FL : La montée en puissance de la filière hydrogène sera globale ou ne sera pas. Les premiers projets de gigafactory seront conditionnés par l’émergence et la mise à l’échelle de tout un écosystème d’acteurs sur l’ensemble de la chaîne de valeur. C’est tout l’enjeu de la stratégie nationale hydrogène et du programme France 2030, qui structurent actuellement et coordonnent les acteurs dans une logique de « Concurrent Engineering » pour dérisquer et accélérer le déploiement des solutions. Il en va de même au sein de Genvia où nous développons en simultané les différents éléments de notre système électrolyseur. Enfin l’enjeu est aussi humain. Nous recrutons tous les mois de nouveaux talents avec le défi de redonner de l’attractivité aux métiers de l’ingénierie mécanique et de la production qui attirent de moins en moins les nouvelles générations mais qui sont pourtant indispensables au déploiement des nouvelles énergies.
La CAIA : Votre parcours professionnel est impressionnant et inspirant pour de nombreux jeunes. Quelles sont les valeurs qui animent vos actions ?
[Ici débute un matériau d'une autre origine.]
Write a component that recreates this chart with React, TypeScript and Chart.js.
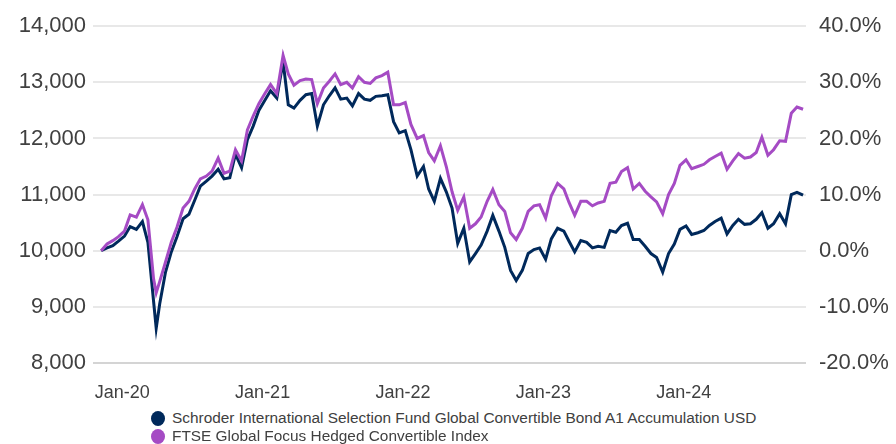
import React, { useEffect, useRef } from 'react';
import { Chart, registerables } from 'chart.js';

Chart.register(...registerables);

const DATES = [
  '2019-11-07', '2019-11-22', '2019-12-07', '2019-12-22',
  '2020-01-07', '2020-01-22', '2020-02-07', '2020-02-22', '2020-03-07', '2020-03-22', '2020-03-29',
  '2020-04-07', '2020-04-22', '2020-05-07', '2020-05-22', '2020-06-07', '2020-06-22',
  '2020-07-07', '2020-07-22', '2020-08-07', '2020-08-22', '2020-09-07', '2020-09-22',
  '2020-10-07', '2020-10-22', '2020-11-07', '2020-11-22', '2020-12-07', '2020-12-22',
  '2021-01-07', '2021-01-22', '2021-02-07', '2021-02-22', '2021-03-07', '2021-03-22',
  '2021-04-07', '2021-04-22', '2021-05-07', '2021-05-22', '2021-06-07', '2021-06-22',
  '2021-07-07', '2021-07-22', '2021-08-07', '2021-08-22', '2021-09-07', '2021-09-22',
  '2021-10-07', '2021-10-22', '2021-11-07', '2021-11-22', '2021-12-07', '2021-12-22',
  '2022-01-07', '2022-01-22', '2022-02-07', '2022-02-22', '2022-03-07', '2022-03-22',
  '2022-04-07', '2022-04-22', '2022-05-07', '2022-05-22', '2022-06-07', '2022-06-22',
  '2022-07-07', '2022-07-22', '2022-08-07', '2022-08-22', '2022-09-07', '2022-09-22',
  '2022-10-07', '2022-10-22', '2022-11-07', '2022-11-22', '2022-12-07', '2022-12-22',
  '2023-01-07', '2023-01-22', '2023-02-07', '2023-02-22', '2023-03-07', '2023-03-22',
  '2023-04-07', '2023-04-22', '2023-05-07', '2023-05-22', '2023-06-07', '2023-06-22',
  '2023-07-07', '2023-07-22', '2023-08-07', '2023-08-22', '2023-09-07', '2023-09-22',
  '2023-10-07', '2023-10-22', '2023-11-07', '2023-11-22', '2023-12-07', '2023-12-22',
  '2024-01-07', '2024-01-22', '2024-02-07', '2024-02-22', '2024-03-07', '2024-03-22',
  '2024-04-07', '2024-04-22', '2024-05-07', '2024-05-22', '2024-06-07', '2024-06-22',
  '2024-07-07', '2024-07-22', '2024-08-07', '2024-08-22', '2024-09-07', '2024-09-22',
  '2024-10-07', '2024-10-22', '2024-11-07',
];

const FUND = [
  10000, 10050, 10090, 10170,
  10260, 10430, 10380, 10520, 10150, 9100, 8620,
  9050, 9620, 9980, 10250, 10570, 10650,
  10900, 11150, 11240, 11330, 11450, 11280,
  11300, 11720, 11480, 11980, 12220, 12500,
  12680, 12850, 12720, 13370, 12600, 12540,
  12680, 12780, 12800, 12220, 12600, 12760,
  12900, 12700, 12720, 12580, 12800, 12700,
  12680, 12750, 12760, 12780, 12300, 12100,
  12140, 11800, 11330, 11500, 11100, 10880,
  11290, 11050, 10760, 10130, 10400, 9800,
  9950, 10100, 10350, 10630, 10350, 10060,
  9650, 9470, 9650, 9950, 10020, 10050,
  9850, 10210, 10400, 10350, 10170, 9980,
  10180, 10150, 10050, 10080, 10060, 10360,
  10330, 10450, 10490, 10200, 10200, 10080,
  9950, 9880, 9620, 9950, 10120, 10380,
  10440, 10290, 10320, 10360, 10450, 10520,
  10580, 10300, 10450, 10560, 10470, 10480,
  10560, 10680, 10400, 10480, 10660, 10480,
  11000, 11040, 10990,
];

const INDEX = [
  10000, 10120, 10180, 10250,
  10350, 10640, 10600, 10820, 10550, 9500, 9250,
  9450, 9800, 10150, 10420, 10760, 10880,
  11100, 11280, 11330, 11420, 11650, 11380,
  11420, 11800, 11600, 12150, 12400, 12620,
  12800, 12960, 12800, 13480, 13150, 12950,
  13030, 13060, 13050, 12620, 12900, 13020,
  13150, 12960, 13000, 12900, 13100, 13000,
  12980, 13080, 13120, 13180, 12600, 12600,
  12640, 12250, 12000, 12050, 11750, 11600,
  11870, 11500, 11050, 10720, 10960, 10400,
  10480, 10600, 10880, 11090, 10820, 10700,
  10320, 10200, 10400, 10700, 10800, 10820,
  10580, 10980, 11200, 11100, 10860, 10630,
  10880, 10880, 10800, 10850, 10880, 11200,
  11220, 11410, 11480, 11100, 11200, 11060,
  10960, 10870, 10660, 11000, 11200, 11520,
  11620, 11460, 11500, 11540, 11620, 11680,
  11740, 11450, 11600, 11730, 11650, 11670,
  11750, 12020, 11700, 11800, 11960, 11950,
  12450, 12560, 12520,
];

const X_TICK_DATES = ['2020-01-01', '2021-01-01', '2022-01-01', '2023-01-01', '2024-01-01'];
const X_TICK_LABELS = ['Jan-20', 'Jan-21', 'Jan-22', 'Jan-23', 'Jan-24'];
const SERIES_NAMES = [
  'Schroder International Selection Fund Global Convertible Bond A1 Accumulation USD',
  'FTSE Global Focus Hedged Convertible Index',
];
const COLORS = ['#00295b', '#a54bc4'];

const FONT_FAMILY = "'Liberation Sans', Arial, sans-serif";
const TEXT_COLOR = '#404040';

function monthIndex(s: string): number {
  const [y, m, d] = s.split('-').map(Number);
  const dim = new Date(y, m, 0).getDate();
  return (y - 2020) * 12 + (m - 1) + (d - 1) / dim;
}

export default function App() {
  const canvasRef = useRef<HTMLCanvasElement | null>(null);

  useEffect(() => {
    document.body.style.margin = '0';
    const canvas = canvasRef.current;
    if (!canvas) return;
    const xs = DATES.map(monthIndex);
    const tickVals = X_TICK_DATES.map(monthIndex);
    const chart = new Chart(canvas, {
      type: 'line',
      data: {
        datasets: [
          {
            label: SERIES_NAMES[1],
            data: INDEX.map((v, i) => ({ x: xs[i], y: v })),
            borderColor: COLORS[1],
            backgroundColor: COLORS[1],
            borderWidth: 3,
            pointRadius: 0,
            tension: 0,
            order: 0,
            yAxisID: 'y',
          },
          {
            label: SERIES_NAMES[0],
            data: FUND.map((v, i) => ({ x: xs[i], y: v })),
            borderColor: COLORS[0],
            backgroundColor: COLORS[0],
            borderWidth: 3,
            pointRadius: 0,
            tension: 0,
            order: 1,
            yAxisID: 'y',
          },
        ],
      },
      options: {
        animation: false,
        responsive: true,
        maintainAspectRatio: false,
        layout: { padding: { top: 20, bottom: 0, left: 0, right: 0 } },
        plugins: { legend: { display: false }, tooltip: { enabled: false } },
        scales: {
          x: {
            type: 'linear',
            min: -2.5,
            max: 58.45,
            grid: { display: false },
            border: { display: false },
            afterBuildTicks: (s: any) => {
              s.ticks = tickVals.map((v) => ({ value: v }));
            },
            afterFit: (s: any) => {
              s.height = 37;
            },
            ticks: {
              autoSkip: false,
              maxRotation: 0,
              padding: 11,
              color: TEXT_COLOR,
              font: { family: FONT_FAMILY, size: 18 },
              callback: (v: any) => {
                const idx = tickVals.findIndex((t) => Math.abs(t - Number(v)) < 1e-6);
                return idx >= 0 ? X_TICK_LABELS[idx] : '';
              },
            },
          },
          y: {
            position: 'left',
            min: 8000,
            max: 14000,
            border: { display: false },
            grid: {
              drawTicks: false,
              lineWidth: 2,
              color: (ctx: any) => (ctx.tick && ctx.tick.value === 8000 ? '#d4d4d4' : '#e8e8e8'),
            },
            afterFit: (s: any) => {
              s.width = 93;
            },
            ticks: {
              stepSize: 1000,
              padding: 7,
              color: TEXT_COLOR,
              font: { family: FONT_FAMILY, size: 22 },
              callback: (v: any) => Number(v).toLocaleString('en-US'),
            },
          },
          y2: {
            position: 'right',
            min: 8000,
            max: 14000,
            border: { display: false },
            grid: { display: false, drawTicks: false },
            afterFit: (s: any) => {
              s.width = 90;
            },
            ticks: {
              stepSize: 1000,
              padding: 13,
              color: TEXT_COLOR,
              font: { family: FONT_FAMILY, size: 22 },
              callback: (v: any) => ((Number(v) - 10000) / 100).toFixed(1) + '%',
            },
          },
        },
      },
    } as any);
    return () => chart.destroy();
  }, []);

  return (
    <div style={{ position: 'fixed', left: 0, top: 0, width: 896, height: 444, background: '#fff' }}>
      <div style={{ position: 'absolute', left: 0, top: 0, width: 896, height: 400 }}>
        <canvas ref={canvasRef} />
      </div>
      {SERIES_NAMES.map((name, i) => (
        <div
          key={name}
          style={{
            position: 'absolute',
            left: 151,
            top: 409 + i * 18,
            height: 18,
            display: 'flex',
            alignItems: 'center',
            fontFamily: FONT_FAMILY,
            fontSize: 15.4,
            color: TEXT_COLOR,
            whiteSpace: 'nowrap',
          }}
        >
          <span
            style={{
              display: 'inline-block',
              width: 14,
              height: 15,
              borderRadius: '50%',
              background: COLORS[i],
              marginRight: 7,
              flex: '0 0 auto',
            }}
          />
          {name}
        </div>
      ))}
    </div>
  );
}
FL : Ma passion pour l’énergie et la technologie vient de la visite d’une centrale hydroélectrique en Tarentaise alors que j’étais en collège à Grenoble et qui m’a absolument fascinée. En 1996, mon doctorat a porté sur un sujet de thèse financé par l’ADEME, le premier en France et au CEA, sur le stockage des énergies renouvelables. Depuis cette époque, j’ai continué à creuser le sillon des énergies renouvelables avec le regard tourné vers l’impact de l’énergie sur les populations. Toute ma carrière a été influencée par le sens de mes actions, par les valeurs auxquelles je suis toujours restée attachée et par mes racines. Le trait d’union de toutes mes expériences est d’abord l’humilité puis surtout la fierté de faire s’élever les équipes qui m’entourent. Mon management est profondément ancré autour de la transparence, de la proximité et de la sincérité, avec l’objectif de donner envie à mes collaborateurs et de les embarquer sur des projets novateurs. En soi, il n’est pas révolutionnaire, mais jusqu’ici il a fait ses preuves, et c’est ma meilleure recette !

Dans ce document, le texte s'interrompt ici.